We can use Bioawk’s built-in Awk functions to further split the comments into tabular data and print them with the following recipe:

$ bioawk -c fasta '{split($comment,a,"\|"); print a}' example.fasta | head -n 10

The above splits the comment of the sequences into tabular chunks, using | as the delimiter to separate chunks, and places them into an array, “a” and then print the first 10 rows of data using head.

Bioawk also has some built in functionality that bioinformaticians in particular will love so much, they’ll come back for seconds! One of these functions is to reverse compliment a sequence using revcomp().
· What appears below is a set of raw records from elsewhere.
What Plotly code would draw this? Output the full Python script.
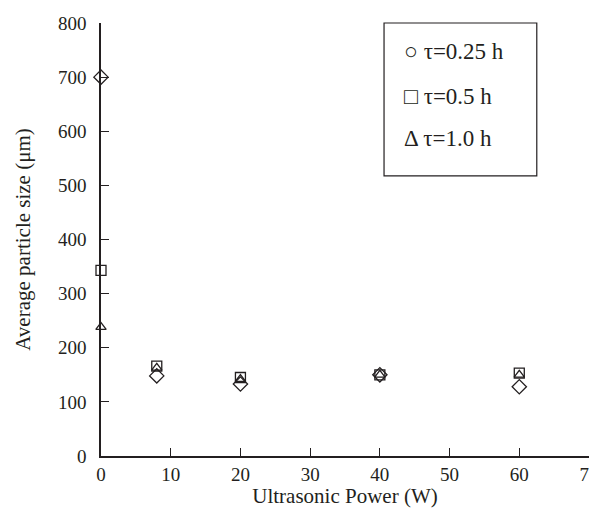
import plotly.graph_objects as go

power = [0, 8, 20, 40, 60]
size_025 = [700, 148, 133, 150, 128]
size_05 = [343, 166, 145, 150, 153]
size_10 = [238, 163, 142, 150, 150]

x_ticks = [0, 10, 20, 30, 40, 50, 60, 70]
y_ticks = [0, 100, 200, 300, 400, 500, 600, 700, 800]

legend_lines = ["○ τ=0.25 h", "□ τ=0.5 h", "Δ τ=1.0 h"]
legend_y = [0.935, 0.831, 0.734]

font_family = "Liberation Serif, Times New Roman, serif"
ink = "#231f20"

fig = go.Figure()
fig.add_trace(go.Scatter(x=power, y=size_025, mode="markers", name=legend_lines[0],
                         marker=dict(symbol="diamond-open", size=11, color=ink, line=dict(width=1.3)),
                         cliponaxis=False))
fig.add_trace(go.Scatter(x=power, y=size_05, mode="markers", name=legend_lines[1],
                         marker=dict(symbol="square-open", size=10, color=ink, line=dict(width=1.3)),
                         cliponaxis=False))
fig.add_trace(go.Scatter(x=power, y=size_10, mode="markers", name=legend_lines[2],
                         marker=dict(symbol="triangle-up-open", size=9, color=ink, line=dict(width=1.3)),
                         cliponaxis=False))

# legend box drawn as a framed text block
fig.add_shape(type="rect", xref="paper", yref="paper", x0=0.580, x1=0.893, y0=0.647, y1=1.0,
              line=dict(color=ink, width=1.2), fillcolor="white", layer="above")
for txt, yy in zip(legend_lines, legend_y):
    fig.add_annotation(xref="paper", yref="paper", x=0.617, y=yy, xanchor="left", yanchor="middle",
                       text=txt, showarrow=False, align="left",
                       font=dict(family=font_family, size=23, color=ink))

# page body has an 8px margin; the figure is sized so the page does not scroll
fig.update_layout(
    width=589, height=500,
    margin=dict(l=93, r=8, t=15, b=52, autoexpand=False),
    paper_bgcolor="white", plot_bgcolor="white",
    showlegend=False,
    font=dict(family=font_family, size=19, color=ink),
    xaxis=dict(range=[0, 70], tickvals=x_ticks, ticks="inside", ticklen=8, tickwidth=1.3,
               tickcolor=ink, showline=True, linecolor=ink, linewidth=1.5, showgrid=False,
               zeroline=False, tickfont=dict(size=19), automargin=False,
               ticklabeloverflow="allow",
               title=dict(text="Ultrasonic Power (W)", font=dict(size=21), standoff=5)),
    yaxis=dict(range=[0, 800], tickvals=y_ticks, ticks="inside", ticklen=8, tickwidth=1.3,
               tickcolor=ink, showline=True, linecolor=ink, linewidth=1.5, showgrid=False,
               zeroline=False, tickfont=dict(size=19), ticklabelstandoff=9, automargin=False,
               title=dict(text="Average particle size (μm)", font=dict(size=21), standoff=22)),
)

fig.write_html("out.html")
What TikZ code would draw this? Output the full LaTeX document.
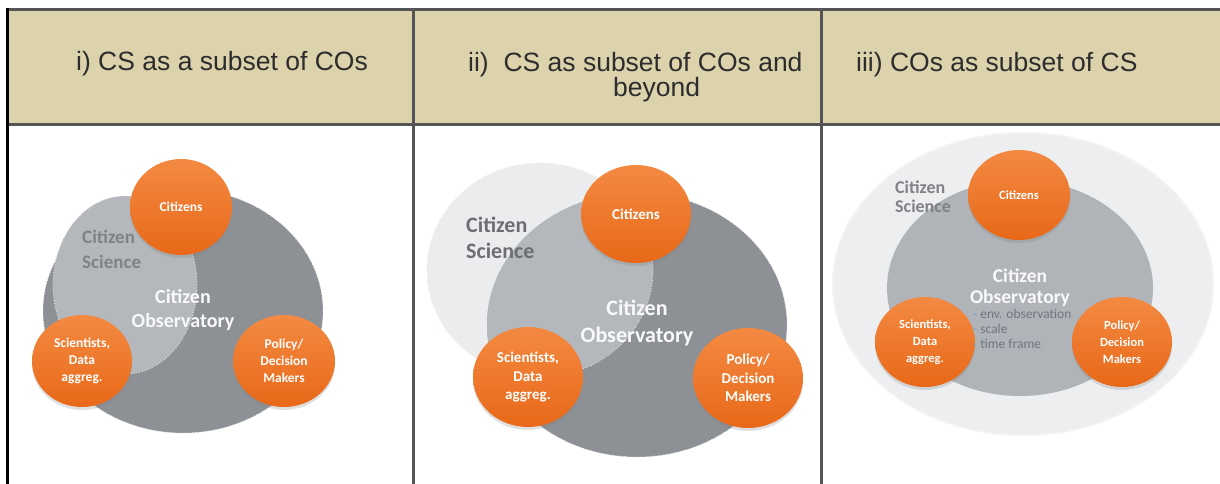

$ bioawk -c fastx '{print revcomp($seq)}' example.fasta | head -n 10

These are but a few of the ways you can introduce the Bioawk cuisine to your daily ~~meals~~ workflow.

Final Tasting Notes

Sometimes you head to your ~~kitchen~~ desk and you see a lot of things in your ~~fridge~~ code that are not appealing, consider ~~ordering takeout~~ googling stack overflow, and go back to the ~~fridge~~ code knowing very well that nothing has changed. But sometimes you do check stack overflow and you realize there’s a comment detailing Bioawk. Do yourself a favor and, consider adding Bioawk to your workflow. As soon as you start picking up the basics of Awk, you’ll find yourself generating bioinformatics reports with ease using Bioawk!